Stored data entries

************

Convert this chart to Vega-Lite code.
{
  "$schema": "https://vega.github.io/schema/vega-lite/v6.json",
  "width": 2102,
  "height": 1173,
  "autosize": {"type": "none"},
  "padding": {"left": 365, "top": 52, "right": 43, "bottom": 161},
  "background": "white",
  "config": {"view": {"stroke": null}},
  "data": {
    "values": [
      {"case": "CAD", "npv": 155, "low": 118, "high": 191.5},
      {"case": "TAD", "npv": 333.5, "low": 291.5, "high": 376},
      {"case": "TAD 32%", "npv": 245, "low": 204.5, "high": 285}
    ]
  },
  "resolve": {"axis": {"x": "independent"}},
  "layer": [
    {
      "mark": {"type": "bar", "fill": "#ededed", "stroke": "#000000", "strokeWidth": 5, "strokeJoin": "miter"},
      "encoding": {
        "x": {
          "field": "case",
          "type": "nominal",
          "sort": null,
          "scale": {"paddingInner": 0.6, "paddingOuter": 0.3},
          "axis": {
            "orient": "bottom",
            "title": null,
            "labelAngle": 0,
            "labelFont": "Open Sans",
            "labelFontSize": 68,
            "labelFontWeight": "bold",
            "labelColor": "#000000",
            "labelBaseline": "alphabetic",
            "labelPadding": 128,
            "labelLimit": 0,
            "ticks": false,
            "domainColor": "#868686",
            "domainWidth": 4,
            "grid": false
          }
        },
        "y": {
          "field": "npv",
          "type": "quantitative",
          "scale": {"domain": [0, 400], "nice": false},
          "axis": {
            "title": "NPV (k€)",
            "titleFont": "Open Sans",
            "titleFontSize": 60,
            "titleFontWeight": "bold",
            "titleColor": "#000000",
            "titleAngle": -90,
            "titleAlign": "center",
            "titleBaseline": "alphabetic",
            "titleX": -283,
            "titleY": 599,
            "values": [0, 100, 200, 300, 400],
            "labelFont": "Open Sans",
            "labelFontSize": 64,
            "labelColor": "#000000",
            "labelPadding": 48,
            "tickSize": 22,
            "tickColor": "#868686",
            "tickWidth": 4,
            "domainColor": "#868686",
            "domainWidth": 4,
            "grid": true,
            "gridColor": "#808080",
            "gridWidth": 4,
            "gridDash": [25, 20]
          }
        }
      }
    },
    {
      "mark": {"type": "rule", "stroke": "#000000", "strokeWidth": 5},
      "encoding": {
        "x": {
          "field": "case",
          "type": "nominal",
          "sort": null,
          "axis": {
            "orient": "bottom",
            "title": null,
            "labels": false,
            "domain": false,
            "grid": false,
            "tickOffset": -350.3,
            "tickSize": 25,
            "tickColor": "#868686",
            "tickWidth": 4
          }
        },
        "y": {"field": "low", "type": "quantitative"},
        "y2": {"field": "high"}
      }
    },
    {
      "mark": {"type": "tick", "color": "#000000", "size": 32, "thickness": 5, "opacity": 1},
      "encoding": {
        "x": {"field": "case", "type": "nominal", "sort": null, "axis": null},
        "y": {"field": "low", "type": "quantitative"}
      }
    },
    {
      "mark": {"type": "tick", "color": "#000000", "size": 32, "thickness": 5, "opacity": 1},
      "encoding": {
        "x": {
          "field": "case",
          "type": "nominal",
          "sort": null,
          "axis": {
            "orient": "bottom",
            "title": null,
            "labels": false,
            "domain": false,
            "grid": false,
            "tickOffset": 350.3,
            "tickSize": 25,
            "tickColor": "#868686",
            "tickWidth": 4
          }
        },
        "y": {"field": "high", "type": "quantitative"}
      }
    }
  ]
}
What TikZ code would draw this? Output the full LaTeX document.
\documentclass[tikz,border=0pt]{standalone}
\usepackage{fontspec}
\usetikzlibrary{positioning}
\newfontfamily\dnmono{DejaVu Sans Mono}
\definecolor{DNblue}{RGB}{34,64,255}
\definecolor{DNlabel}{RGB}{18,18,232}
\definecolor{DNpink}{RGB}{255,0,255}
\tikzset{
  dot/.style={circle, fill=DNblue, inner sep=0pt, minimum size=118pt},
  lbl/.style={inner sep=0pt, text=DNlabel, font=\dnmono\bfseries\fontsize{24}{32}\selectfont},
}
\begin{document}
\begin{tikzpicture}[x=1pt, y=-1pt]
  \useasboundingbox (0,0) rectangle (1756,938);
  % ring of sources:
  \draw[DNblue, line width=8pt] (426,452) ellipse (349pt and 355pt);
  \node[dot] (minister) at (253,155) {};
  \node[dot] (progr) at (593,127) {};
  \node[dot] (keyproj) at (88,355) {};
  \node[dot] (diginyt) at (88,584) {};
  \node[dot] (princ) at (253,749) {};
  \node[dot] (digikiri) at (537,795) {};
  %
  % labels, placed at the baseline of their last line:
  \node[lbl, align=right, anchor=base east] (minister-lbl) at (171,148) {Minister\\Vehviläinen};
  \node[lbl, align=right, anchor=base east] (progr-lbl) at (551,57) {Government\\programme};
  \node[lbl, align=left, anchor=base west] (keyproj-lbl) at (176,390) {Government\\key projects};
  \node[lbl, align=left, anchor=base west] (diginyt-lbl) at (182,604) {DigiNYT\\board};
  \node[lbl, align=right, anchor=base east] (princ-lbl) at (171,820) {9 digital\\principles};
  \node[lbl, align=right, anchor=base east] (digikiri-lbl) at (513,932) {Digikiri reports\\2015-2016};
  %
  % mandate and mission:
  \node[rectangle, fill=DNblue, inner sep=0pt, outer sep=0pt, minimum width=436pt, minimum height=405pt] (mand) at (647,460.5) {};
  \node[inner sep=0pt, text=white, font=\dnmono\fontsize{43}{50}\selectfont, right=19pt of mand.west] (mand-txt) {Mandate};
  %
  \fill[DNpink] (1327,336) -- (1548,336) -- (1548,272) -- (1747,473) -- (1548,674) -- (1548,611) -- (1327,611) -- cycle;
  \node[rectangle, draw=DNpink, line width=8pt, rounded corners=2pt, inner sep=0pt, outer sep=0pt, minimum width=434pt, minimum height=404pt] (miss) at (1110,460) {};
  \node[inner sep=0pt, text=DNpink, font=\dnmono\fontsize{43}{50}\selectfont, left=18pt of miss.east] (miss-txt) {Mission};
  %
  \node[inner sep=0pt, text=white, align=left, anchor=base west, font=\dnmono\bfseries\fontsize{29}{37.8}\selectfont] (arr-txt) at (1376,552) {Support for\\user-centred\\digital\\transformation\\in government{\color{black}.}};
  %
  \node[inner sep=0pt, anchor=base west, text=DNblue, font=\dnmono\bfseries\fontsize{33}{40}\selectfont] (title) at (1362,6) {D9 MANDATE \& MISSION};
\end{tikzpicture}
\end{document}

************

Go through the material above line by line and copy it exactly.

Convert this chart to Vega-Lite code.
{
  "$schema": "https://vega.github.io/schema/vega-lite/v6.json",
  "width": 2102,
  "height": 1173,
  "autosize": {"type": "none"},
  "padding": {"left": 365, "top": 52, "right": 43, "bottom": 161},
  "background": "white",
  "config": {"view": {"stroke": null}},
  "data": {
    "values": [
      {"case": "CAD", "npv": 155, "low": 118, "high": 191.5},
      {"case": "TAD", "npv": 333.5, "low": 291.5, "high": 376},
      {"case": "TAD 32%", "npv": 245, "low": 204.5, "high": 285}
    ]
  },
  "resolve": {"axis": {"x": "independent"}},
  "layer": [
    {
      "mark": {"type": "bar", "fill": "#ededed", "stroke": "#000000", "strokeWidth": 5, "strokeJoin": "miter"},
      "encoding": {
        "x": {
          "field": "case",
          "type": "nominal",
          "sort": null,
          "scale": {"paddingInner": 0.6, "paddingOuter": 0.3},
          "axis": {
            "orient": "bottom",
            "title": null,
            "labelAngle": 0,
            "labelFont": "Open Sans",
            "labelFontSize": 68,
            "labelFontWeight": "bold",
            "labelColor": "#000000",
            "labelBaseline": "alphabetic",
            "labelPadding": 128,
            "labelLimit": 0,
            "ticks": false,
            "domainColor": "#868686",
            "domainWidth": 4,
            "grid": false
          }
        },
        "y": {
          "field": "npv",
          "type": "quantitative",
          "scale": {"domain": [0, 400], "nice": false},
          "axis": {
            "title": "NPV (k€)",
            "titleFont": "Open Sans",
            "titleFontSize": 60,
            "titleFontWeight": "bold",
            "titleColor": "#000000",
            "titleAngle": -90,
            "titleAlign": "center",
            "titleBaseline": "alphabetic",
            "titleX": -283,
            "titleY": 599,
            "values": [0, 100, 200, 300, 400],
            "labelFont": "Open Sans",
            "labelFontSize": 64,
            "labelColor": "#000000",
            "labelPadding": 48,
            "tickSize": 22,
            "tickColor": "#868686",
            "tickWidth": 4,
            "domainColor": "#868686",
            "domainWidth": 4,
            "grid": true,
            "gridColor": "#808080",
            "gridWidth": 4,
            "gridDash": [25, 20]
          }
        }
      }
    },
    {
      "mark": {"type": "rule", "stroke": "#000000", "strokeWidth": 5},
      "encoding": {
        "x": {
          "field": "case",
          "type": "nominal",
          "sort": null,
          "axis": {
            "orient": "bottom",
            "title": null,
            "labels": false,
            "domain": false,
            "grid": false,
            "tickOffset": -350.3,
            "tickSize": 25,
            "tickColor": "#868686",
            "tickWidth": 4
          }
        },
        "y": {"field": "low", "type": "quantitative"},
        "y2": {"field": "high"}
      }
    },
    {
      "mark": {"type": "tick", "color": "#000000", "size": 32, "thickness": 5, "opacity": 1},
      "encoding": {
        "x": {"field": "case", "type": "nominal", "sort": null, "axis": null},
        "y": {"field": "low", "type": "quantitative"}
      }
    },
    {
      "mark": {"type": "tick", "color": "#000000", "size": 32, "thickness": 5, "opacity": 1},
      "encoding": {
        "x": {
          "field": "case",
          "type": "nominal",
          "sort": null,
          "axis": {
            "orient": "bottom",
            "title": null,
            "labels": false,
            "domain": false,
            "grid": false,
            "tickOffset": 350.3,
            "tickSize": 25,
            "tickColor": "#868686",
            "tickWidth": 4
          }
        },
        "y": {"field": "high", "type": "quantitative"}
      }
    }
  ]
}
What TikZ code would draw this? Output the full LaTeX document.
\documentclass[tikz,border=0pt]{standalone}
\usepackage{fontspec}
\usetikzlibrary{positioning}
\newfontfamily\dnmono{DejaVu Sans Mono}
\definecolor{DNblue}{RGB}{34,64,255}
\definecolor{DNlabel}{RGB}{18,18,232}
\definecolor{DNpink}{RGB}{255,0,255}
\tikzset{
  dot/.style={circle, fill=DNblue, inner sep=0pt, minimum size=118pt},
  lbl/.style={inner sep=0pt, text=DNlabel, font=\dnmono\bfseries\fontsize{24}{32}\selectfont},
}
\begin{document}
\begin{tikzpicture}[x=1pt, y=-1pt]
  \useasboundingbox (0,0) rectangle (1756,938);
  % ring of sources:
  \draw[DNblue, line width=8pt] (426,452) ellipse (349pt and 355pt);
  \node[dot] (minister) at (253,155) {};
  \node[dot] (progr) at (593,127) {};
  \node[dot] (keyproj) at (88,355) {};
  \node[dot] (diginyt) at (88,584) {};
  \node[dot] (princ) at (253,749) {};
  \node[dot] (digikiri) at (537,795) {};
  %
  % labels, placed at the baseline of their last line:
  \node[lbl, align=right, anchor=base east] (minister-lbl) at (171,148) {Minister\\Vehviläinen};
  \node[lbl, align=right, anchor=base east] (progr-lbl) at (551,57) {Government\\programme};
  \node[lbl, align=left, anchor=base west] (keyproj-lbl) at (176,390) {Government\\key projects};
  \node[lbl, align=left, anchor=base west] (diginyt-lbl) at (182,604) {DigiNYT\\board};
  \node[lbl, align=right, anchor=base east] (princ-lbl) at (171,820) {9 digital\\principles};
  \node[lbl, align=right, anchor=base east] (digikiri-lbl) at (513,932) {Digikiri reports\\2015-2016};
  %
  % mandate and mission:
  \node[rectangle, fill=DNblue, inner sep=0pt, outer sep=0pt, minimum width=436pt, minimum height=405pt] (mand) at (647,460.5) {};
  \node[inner sep=0pt, text=white, font=\dnmono\fontsize{43}{50}\selectfont, right=19pt of mand.west] (mand-txt) {Mandate};
  %
  \fill[DNpink] (1327,336) -- (1548,336) -- (1548,272) -- (1747,473) -- (1548,674) -- (1548,611) -- (1327,611) -- cycle;
  \node[rectangle, draw=DNpink, line width=8pt, rounded corners=2pt, inner sep=0pt, outer sep=0pt, minimum width=434pt, minimum height=404pt] (miss) at (1110,460) {};
  \node[inner sep=0pt, text=DNpink, font=\dnmono\fontsize{43}{50}\selectfont, left=18pt of miss.east] (miss-txt) {Mission};
  %
  \node[inner sep=0pt, text=white, align=left, anchor=base west, font=\dnmono\bfseries\fontsize{29}{37.8}\selectfont] (arr-txt) at (1376,552) {Support for\\user-centred\\digital\\transformation\\in government{\color{black}.}};
  %
  \node[inner sep=0pt, anchor=base west, text=DNblue, font=\dnmono\bfseries\fontsize{33}{40}\selectfont] (title) at (1362,6) {D9 MANDATE \& MISSION};
\end{tikzpicture}
\end{document}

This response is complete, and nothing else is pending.